Building a Flexible, Searchable, Low-Latency Product Catalog with MongoDB
This article explains how retailers can replace costly ETL‑driven vendor systems with a centralized MongoDB‑based service architecture, detailing data models for products, variants, store‑specific pricing, and multi‑facet search, and showing query and indexing techniques to achieve fast, reliable catalog access.
Retail product catalog management is complex; many retailers rely on vendor systems that require frequent ETL migrations, which are slow, error‑prone, and costly.
To address this, a centralized, service‑oriented architecture using MongoDB is proposed, with best‑practice patterns for e‑commerce.

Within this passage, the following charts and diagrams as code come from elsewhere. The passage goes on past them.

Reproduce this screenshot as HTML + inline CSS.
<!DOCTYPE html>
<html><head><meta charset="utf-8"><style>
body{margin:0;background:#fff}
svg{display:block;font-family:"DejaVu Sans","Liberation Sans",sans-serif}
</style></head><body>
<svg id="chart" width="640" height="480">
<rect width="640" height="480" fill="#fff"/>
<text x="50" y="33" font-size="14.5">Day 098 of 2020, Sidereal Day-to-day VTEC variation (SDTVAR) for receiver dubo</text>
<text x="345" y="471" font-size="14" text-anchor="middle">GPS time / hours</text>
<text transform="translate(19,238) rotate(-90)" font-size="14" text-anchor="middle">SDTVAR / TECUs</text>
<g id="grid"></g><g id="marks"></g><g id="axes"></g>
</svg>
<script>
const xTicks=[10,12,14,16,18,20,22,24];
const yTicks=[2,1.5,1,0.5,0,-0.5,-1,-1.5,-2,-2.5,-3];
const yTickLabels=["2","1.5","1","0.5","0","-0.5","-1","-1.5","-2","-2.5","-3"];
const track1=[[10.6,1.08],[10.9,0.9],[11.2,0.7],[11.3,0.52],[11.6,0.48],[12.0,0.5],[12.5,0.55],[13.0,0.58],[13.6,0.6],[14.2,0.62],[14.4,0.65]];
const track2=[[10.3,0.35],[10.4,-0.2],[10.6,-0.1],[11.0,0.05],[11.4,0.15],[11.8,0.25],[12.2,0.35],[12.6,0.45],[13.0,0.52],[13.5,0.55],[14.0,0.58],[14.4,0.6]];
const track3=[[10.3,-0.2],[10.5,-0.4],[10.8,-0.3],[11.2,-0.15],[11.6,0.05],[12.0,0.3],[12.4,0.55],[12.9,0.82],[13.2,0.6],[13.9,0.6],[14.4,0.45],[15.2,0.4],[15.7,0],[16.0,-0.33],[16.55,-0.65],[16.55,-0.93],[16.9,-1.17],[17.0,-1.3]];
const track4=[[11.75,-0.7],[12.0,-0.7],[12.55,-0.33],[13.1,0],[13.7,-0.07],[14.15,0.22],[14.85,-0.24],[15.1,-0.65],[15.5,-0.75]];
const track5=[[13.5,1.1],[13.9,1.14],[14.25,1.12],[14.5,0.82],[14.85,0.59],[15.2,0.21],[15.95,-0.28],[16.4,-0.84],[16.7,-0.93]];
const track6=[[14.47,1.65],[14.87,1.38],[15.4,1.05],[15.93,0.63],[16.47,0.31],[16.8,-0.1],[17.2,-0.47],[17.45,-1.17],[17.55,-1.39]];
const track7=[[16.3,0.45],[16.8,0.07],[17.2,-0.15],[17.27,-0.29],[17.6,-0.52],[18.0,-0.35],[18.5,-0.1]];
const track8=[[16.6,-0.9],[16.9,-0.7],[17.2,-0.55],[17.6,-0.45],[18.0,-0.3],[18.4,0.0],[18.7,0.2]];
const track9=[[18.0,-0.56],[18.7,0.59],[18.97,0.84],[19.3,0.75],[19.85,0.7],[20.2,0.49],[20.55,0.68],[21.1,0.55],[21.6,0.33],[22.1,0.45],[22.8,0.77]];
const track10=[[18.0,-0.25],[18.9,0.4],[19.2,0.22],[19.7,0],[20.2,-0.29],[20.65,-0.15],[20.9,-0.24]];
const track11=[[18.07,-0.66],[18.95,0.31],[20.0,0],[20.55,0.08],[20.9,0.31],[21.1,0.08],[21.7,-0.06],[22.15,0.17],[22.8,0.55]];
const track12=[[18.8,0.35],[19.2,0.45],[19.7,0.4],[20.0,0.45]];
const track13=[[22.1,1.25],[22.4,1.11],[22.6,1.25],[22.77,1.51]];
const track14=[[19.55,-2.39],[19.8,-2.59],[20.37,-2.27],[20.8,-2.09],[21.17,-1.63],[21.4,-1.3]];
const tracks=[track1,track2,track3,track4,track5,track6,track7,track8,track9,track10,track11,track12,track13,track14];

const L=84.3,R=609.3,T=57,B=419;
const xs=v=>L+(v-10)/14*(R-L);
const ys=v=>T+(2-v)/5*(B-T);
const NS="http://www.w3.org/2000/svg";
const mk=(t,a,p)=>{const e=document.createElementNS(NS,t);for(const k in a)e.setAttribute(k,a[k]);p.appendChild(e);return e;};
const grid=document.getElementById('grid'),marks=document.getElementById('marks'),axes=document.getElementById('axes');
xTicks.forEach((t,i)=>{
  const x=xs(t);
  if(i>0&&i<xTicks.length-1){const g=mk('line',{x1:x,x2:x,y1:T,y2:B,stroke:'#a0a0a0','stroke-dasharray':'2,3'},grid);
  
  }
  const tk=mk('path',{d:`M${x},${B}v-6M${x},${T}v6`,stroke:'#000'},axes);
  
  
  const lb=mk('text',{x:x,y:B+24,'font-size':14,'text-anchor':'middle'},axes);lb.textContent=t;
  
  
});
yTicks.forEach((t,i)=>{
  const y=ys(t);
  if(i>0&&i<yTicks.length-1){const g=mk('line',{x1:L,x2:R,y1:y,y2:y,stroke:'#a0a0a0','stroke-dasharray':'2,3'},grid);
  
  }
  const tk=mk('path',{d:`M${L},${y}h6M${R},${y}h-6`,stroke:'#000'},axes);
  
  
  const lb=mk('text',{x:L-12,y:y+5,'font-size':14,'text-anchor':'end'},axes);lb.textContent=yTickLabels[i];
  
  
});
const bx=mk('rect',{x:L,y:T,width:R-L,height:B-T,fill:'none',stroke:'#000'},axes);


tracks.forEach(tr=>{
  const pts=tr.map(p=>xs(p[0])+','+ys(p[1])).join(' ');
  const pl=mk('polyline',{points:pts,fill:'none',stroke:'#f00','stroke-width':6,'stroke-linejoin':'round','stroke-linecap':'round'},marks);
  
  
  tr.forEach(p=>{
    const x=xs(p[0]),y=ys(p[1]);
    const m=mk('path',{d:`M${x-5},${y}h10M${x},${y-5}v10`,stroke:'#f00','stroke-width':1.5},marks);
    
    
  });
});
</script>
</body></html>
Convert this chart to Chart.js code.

Why MongoDB? Its flexible document model, dynamic schema, expressive query language, powerful indexing (including geospatial), strong consistency via replica sets, and geographically distributed replicas make it well‑suited for large, low‑latency catalogs.
Product data model example shows a simple document storing key fields such as _id, department, category, brand, title, description, etc.
Sample queries using db.collection.findOne demonstrate retrieval by ID, by list of IDs, and by category prefix, highlighting use of $in and regex operators.
Variant (series) data model can be embedded in the product document or stored in a separate collection referencing the main item, allowing efficient lookup of size, color, etc., while avoiding unbounded document growth.
Store‑specific pricing is modeled by encoding store identifiers in the document _id, enabling fast queries for all prices or a specific store using regex or $in.
Search and browsing requirements include millisecond response times, multi‑attribute filtering, variant‑level attributes, deduplication, sorting, and pagination. A composite index strategy (e.g., department+attributes+category+_id) is described to support these queries.
Example aggregation documents (summary documents) combine product, variant, and price information to facilitate faceted search without external search engines, though MongoDB can integrate with Solr or Elasticsearch if desired.
Summary The article presents modeling and indexing best practices for a flexible, searchable, low‑latency retail product catalog using MongoDB.